- SOURCE DATA -
========================

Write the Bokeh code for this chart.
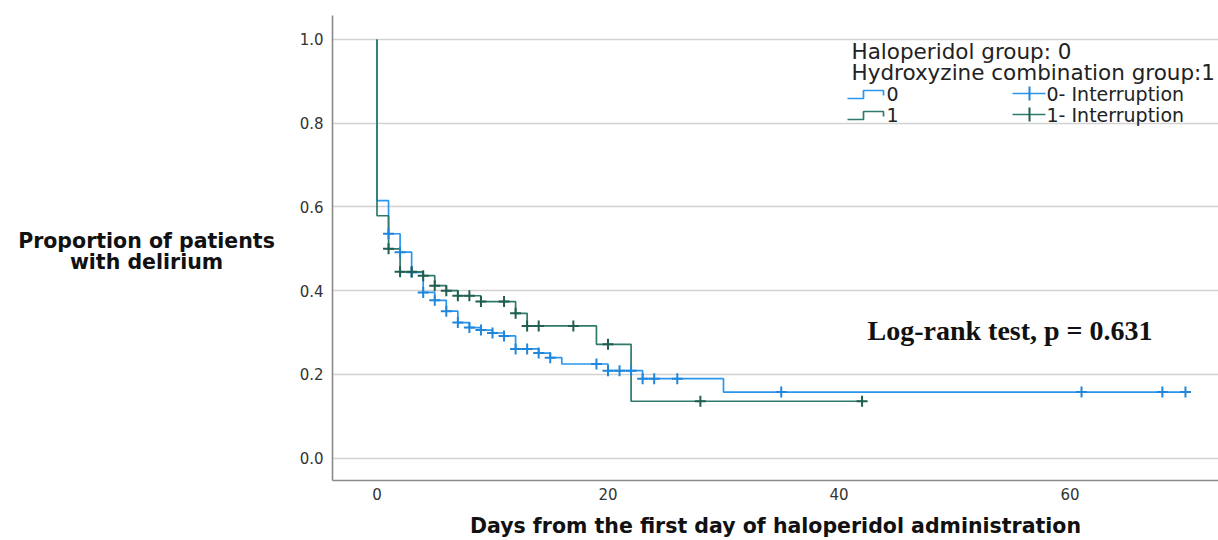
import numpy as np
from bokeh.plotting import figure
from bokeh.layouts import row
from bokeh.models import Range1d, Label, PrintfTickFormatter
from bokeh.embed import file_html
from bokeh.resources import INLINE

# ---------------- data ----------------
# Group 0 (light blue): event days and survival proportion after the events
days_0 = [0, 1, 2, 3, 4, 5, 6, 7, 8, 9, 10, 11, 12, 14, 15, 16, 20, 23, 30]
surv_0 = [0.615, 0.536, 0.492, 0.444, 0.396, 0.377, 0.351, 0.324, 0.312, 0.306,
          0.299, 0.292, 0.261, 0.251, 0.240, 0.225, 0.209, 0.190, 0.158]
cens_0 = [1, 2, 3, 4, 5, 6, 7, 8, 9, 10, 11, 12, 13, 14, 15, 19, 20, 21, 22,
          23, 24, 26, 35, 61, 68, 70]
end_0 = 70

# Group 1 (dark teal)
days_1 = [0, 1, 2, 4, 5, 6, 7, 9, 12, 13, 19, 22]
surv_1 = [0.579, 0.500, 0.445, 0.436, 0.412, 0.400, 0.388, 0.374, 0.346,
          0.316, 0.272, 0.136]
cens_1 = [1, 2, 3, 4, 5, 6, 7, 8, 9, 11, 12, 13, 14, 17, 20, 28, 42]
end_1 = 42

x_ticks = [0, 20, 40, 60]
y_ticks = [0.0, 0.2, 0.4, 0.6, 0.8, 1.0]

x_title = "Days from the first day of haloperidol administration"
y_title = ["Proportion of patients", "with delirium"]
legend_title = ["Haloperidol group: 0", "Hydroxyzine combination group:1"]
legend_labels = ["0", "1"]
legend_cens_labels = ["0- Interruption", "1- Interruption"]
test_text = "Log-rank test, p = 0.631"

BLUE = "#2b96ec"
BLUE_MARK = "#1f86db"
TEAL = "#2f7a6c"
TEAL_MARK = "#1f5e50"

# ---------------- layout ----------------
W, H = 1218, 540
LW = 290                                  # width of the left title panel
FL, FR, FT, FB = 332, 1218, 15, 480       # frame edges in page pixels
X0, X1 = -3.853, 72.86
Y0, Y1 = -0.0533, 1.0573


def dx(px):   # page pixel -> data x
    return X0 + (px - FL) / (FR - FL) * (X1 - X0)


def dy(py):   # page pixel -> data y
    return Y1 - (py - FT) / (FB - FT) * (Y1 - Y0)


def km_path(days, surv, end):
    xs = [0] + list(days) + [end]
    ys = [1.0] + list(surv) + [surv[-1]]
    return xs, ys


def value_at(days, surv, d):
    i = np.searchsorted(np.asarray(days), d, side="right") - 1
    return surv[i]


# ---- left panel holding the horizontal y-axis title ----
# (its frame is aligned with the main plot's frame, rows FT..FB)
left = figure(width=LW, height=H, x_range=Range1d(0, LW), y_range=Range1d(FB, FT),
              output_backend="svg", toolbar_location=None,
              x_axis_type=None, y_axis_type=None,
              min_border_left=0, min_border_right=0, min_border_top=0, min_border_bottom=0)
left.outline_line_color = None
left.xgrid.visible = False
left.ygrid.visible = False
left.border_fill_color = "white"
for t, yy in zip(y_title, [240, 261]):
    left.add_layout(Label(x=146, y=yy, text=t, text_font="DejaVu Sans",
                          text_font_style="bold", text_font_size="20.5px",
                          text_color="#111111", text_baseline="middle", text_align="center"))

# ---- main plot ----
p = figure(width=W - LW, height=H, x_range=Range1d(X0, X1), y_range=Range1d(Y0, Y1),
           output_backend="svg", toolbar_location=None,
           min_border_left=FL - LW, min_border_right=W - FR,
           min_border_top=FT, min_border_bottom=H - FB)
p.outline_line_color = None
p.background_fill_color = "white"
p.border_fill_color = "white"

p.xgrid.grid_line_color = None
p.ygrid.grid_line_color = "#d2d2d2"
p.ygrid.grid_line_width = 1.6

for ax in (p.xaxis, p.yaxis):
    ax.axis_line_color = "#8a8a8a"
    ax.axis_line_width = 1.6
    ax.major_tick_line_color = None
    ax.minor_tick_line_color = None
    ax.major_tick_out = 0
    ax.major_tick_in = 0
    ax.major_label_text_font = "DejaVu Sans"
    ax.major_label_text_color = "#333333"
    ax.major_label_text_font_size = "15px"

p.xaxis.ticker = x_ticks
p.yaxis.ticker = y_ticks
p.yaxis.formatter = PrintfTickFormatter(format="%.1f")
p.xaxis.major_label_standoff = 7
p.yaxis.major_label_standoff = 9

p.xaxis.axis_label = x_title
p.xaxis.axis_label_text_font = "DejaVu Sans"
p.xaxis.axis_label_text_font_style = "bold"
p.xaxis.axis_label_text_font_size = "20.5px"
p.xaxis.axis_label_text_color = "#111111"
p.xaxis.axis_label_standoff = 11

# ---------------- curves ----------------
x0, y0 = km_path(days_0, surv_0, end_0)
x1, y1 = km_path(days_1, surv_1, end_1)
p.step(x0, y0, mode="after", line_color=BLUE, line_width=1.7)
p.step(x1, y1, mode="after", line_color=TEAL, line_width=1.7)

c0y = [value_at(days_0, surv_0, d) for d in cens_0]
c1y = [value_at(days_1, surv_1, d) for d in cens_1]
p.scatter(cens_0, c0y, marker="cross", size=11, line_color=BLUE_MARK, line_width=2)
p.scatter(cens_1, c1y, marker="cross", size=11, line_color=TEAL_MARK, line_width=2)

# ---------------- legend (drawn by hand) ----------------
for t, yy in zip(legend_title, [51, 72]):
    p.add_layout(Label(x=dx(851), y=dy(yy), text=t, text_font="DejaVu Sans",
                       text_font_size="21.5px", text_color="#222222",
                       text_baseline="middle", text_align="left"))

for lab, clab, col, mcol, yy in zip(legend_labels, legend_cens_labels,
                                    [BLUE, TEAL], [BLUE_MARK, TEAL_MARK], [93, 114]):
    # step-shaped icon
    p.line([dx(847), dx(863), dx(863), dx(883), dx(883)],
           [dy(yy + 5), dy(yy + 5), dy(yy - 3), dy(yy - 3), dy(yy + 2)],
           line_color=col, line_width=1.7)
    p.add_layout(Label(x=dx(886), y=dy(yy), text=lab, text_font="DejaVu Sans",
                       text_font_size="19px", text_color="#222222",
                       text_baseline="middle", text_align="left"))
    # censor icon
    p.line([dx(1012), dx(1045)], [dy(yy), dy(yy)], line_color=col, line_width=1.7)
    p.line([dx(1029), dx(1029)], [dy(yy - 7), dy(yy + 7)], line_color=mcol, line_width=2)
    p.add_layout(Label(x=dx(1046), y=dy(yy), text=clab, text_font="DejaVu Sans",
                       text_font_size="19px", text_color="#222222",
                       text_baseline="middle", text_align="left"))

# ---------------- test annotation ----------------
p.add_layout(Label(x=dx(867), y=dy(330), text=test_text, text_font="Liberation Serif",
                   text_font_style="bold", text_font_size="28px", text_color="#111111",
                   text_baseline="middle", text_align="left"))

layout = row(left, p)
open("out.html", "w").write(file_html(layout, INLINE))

========================

- GOAL OF THE EXERCISE -
Begin at the top of the material above and output each line exactly, stopping after the line that holds "from bokeh.resources import INLINE". Leave out pictures.

- THE ANSWER -
Write the Bokeh code for this chart.
import numpy as np
from bokeh.plotting import figure
from bokeh.layouts import row
from bokeh.models import Range1d, Label, PrintfTickFormatter
from bokeh.embed import file_html
from bokeh.resources import INLINE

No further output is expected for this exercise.